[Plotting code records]
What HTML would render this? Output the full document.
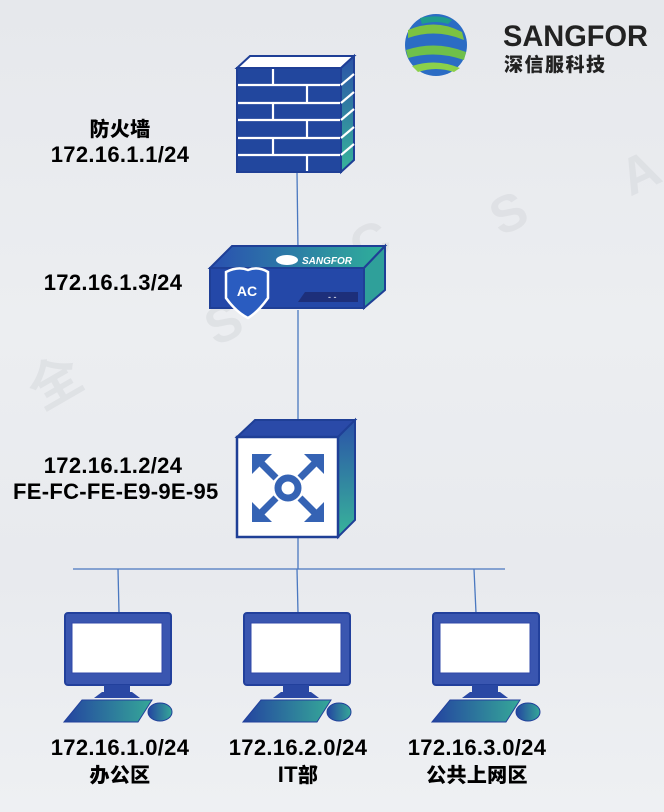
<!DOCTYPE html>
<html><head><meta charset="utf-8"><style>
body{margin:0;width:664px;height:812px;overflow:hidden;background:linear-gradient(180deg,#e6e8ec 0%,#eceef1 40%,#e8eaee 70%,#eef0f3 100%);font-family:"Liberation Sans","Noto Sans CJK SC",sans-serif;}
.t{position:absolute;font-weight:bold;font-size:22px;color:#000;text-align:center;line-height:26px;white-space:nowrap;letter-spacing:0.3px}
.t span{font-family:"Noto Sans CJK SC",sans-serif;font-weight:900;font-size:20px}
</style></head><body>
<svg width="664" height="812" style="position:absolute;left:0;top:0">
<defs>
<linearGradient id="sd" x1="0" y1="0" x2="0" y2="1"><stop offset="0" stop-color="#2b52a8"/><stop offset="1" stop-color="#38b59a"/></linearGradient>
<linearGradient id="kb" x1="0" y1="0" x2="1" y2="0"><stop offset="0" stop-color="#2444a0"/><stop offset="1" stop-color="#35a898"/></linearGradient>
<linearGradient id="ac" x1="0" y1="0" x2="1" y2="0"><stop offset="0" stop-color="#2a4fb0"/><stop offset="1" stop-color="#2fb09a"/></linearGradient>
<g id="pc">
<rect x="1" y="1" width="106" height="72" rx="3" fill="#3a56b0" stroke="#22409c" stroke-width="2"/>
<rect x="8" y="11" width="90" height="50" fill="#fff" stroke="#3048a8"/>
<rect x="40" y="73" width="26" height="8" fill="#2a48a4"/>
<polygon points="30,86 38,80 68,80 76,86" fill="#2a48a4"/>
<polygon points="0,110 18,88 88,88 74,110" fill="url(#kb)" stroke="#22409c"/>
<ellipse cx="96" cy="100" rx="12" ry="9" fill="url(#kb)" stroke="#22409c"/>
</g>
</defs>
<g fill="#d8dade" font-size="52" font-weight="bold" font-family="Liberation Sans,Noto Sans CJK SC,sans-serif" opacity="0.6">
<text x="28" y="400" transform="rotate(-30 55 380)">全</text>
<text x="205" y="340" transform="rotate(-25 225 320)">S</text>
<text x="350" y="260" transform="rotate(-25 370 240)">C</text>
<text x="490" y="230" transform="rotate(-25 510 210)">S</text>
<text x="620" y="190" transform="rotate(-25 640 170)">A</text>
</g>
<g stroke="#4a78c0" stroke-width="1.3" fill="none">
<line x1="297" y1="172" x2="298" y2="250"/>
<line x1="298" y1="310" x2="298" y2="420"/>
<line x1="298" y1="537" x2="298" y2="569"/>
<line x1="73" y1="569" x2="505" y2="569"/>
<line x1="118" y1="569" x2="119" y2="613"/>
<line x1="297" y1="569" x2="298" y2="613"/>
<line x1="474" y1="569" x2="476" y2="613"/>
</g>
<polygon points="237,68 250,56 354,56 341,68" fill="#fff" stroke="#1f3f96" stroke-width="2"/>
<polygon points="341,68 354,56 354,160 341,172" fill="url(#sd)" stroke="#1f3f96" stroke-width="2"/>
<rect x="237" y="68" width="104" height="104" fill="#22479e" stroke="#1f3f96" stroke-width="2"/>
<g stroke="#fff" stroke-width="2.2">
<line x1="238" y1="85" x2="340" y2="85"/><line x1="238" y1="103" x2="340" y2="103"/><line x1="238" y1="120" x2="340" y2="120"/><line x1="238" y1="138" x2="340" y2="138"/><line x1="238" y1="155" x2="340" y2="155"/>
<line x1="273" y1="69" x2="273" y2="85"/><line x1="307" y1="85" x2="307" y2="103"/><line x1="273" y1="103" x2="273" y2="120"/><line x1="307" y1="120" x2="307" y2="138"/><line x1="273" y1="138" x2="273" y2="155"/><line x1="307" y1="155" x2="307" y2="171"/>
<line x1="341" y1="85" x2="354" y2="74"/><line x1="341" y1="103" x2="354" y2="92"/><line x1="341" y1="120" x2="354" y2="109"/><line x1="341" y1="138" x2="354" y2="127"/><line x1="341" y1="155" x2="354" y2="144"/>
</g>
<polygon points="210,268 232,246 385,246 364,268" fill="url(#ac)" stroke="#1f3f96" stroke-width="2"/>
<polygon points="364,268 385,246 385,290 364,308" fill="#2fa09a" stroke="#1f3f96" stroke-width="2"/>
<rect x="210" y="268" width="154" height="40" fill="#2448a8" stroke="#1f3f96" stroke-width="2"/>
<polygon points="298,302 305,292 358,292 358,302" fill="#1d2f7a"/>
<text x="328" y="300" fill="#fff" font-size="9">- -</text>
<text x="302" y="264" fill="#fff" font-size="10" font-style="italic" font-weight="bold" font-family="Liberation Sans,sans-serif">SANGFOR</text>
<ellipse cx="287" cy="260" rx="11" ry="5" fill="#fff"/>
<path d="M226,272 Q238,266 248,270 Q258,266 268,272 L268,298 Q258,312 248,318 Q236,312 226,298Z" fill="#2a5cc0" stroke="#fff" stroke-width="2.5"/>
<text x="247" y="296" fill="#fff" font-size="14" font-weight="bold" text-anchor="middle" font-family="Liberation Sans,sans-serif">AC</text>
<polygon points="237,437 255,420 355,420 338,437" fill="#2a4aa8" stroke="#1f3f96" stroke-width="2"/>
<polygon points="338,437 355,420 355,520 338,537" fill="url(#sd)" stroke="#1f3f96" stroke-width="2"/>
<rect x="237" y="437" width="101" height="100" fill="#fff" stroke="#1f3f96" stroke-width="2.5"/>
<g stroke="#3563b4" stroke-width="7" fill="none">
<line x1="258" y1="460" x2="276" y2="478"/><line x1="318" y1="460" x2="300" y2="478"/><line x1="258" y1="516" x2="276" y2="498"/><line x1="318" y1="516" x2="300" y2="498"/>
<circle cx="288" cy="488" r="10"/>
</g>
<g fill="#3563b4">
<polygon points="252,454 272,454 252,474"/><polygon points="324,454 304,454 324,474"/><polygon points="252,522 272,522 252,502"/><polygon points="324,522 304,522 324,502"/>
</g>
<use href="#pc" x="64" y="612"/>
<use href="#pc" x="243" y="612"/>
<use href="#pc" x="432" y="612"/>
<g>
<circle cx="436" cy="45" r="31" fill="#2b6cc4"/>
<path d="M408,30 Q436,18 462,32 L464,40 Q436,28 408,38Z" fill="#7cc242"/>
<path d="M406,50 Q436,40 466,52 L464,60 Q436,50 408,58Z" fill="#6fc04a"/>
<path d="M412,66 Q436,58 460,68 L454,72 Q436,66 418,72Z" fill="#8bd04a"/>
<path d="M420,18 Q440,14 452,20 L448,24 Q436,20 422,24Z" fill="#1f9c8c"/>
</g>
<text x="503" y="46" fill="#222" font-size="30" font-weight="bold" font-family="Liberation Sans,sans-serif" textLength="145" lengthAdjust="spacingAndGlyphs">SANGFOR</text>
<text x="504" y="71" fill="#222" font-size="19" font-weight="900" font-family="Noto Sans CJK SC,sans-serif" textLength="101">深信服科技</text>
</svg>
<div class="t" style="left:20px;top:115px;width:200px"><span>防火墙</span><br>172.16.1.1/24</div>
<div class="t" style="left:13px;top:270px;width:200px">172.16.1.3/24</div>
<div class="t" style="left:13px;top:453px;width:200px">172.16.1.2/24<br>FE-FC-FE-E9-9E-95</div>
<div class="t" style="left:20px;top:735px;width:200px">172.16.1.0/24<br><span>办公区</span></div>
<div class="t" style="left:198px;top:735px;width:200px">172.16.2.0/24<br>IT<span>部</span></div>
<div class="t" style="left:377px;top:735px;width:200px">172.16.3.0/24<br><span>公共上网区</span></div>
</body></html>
---
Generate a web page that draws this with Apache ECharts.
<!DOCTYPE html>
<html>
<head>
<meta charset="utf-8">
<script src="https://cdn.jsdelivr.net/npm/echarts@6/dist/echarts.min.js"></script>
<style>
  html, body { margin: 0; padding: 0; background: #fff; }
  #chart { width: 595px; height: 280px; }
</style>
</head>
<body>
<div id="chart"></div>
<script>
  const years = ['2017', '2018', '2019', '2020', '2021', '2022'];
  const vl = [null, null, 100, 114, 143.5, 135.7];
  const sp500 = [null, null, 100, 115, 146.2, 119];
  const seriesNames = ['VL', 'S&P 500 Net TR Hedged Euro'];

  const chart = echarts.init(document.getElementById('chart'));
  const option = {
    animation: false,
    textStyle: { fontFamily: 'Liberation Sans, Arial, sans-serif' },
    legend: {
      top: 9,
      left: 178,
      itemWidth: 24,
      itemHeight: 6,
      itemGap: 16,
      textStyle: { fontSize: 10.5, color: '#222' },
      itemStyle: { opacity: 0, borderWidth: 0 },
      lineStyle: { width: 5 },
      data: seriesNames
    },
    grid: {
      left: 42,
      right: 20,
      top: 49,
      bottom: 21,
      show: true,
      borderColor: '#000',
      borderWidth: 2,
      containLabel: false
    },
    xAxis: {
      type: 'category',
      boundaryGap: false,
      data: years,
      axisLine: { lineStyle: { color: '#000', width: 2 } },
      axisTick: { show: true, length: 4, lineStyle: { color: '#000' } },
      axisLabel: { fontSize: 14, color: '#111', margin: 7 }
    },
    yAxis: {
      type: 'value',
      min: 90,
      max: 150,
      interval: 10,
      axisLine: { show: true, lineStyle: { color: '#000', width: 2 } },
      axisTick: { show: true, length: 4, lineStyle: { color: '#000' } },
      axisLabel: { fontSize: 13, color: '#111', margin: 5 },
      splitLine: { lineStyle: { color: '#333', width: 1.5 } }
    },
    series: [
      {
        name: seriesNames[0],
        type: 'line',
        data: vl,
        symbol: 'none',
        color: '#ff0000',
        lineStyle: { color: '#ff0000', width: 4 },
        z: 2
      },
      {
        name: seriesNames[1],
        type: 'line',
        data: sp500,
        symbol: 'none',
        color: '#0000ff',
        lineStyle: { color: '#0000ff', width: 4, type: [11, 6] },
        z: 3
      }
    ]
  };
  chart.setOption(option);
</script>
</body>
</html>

* Given exercise *
Write out exactly the lines running from the line containing "Generate a web" to the line containing "const seriesNames = ['VL', 'S&P", with both of those lines included.

* Reply *
Generate a web page that draws this with Apache ECharts.
<!DOCTYPE html>
<html>
<head>
<meta charset="utf-8">
<script src="https://cdn.jsdelivr.net/npm/echarts@6/dist/echarts.min.js"></script>
<style>
  html, body { margin: 0; padding: 0; background: #fff; }
  #chart { width: 595px; height: 280px; }
</style>
</head>
<body>
<div id="chart"></div>
<script>
  const years = ['2017', '2018', '2019', '2020', '2021', '2022'];
  const vl = [null, null, 100, 114, 143.5, 135.7];
  const sp500 = [null, null, 100, 115, 146.2, 119];
  const seriesNames = ['VL', 'S&P 500 Net TR Hedged Euro'];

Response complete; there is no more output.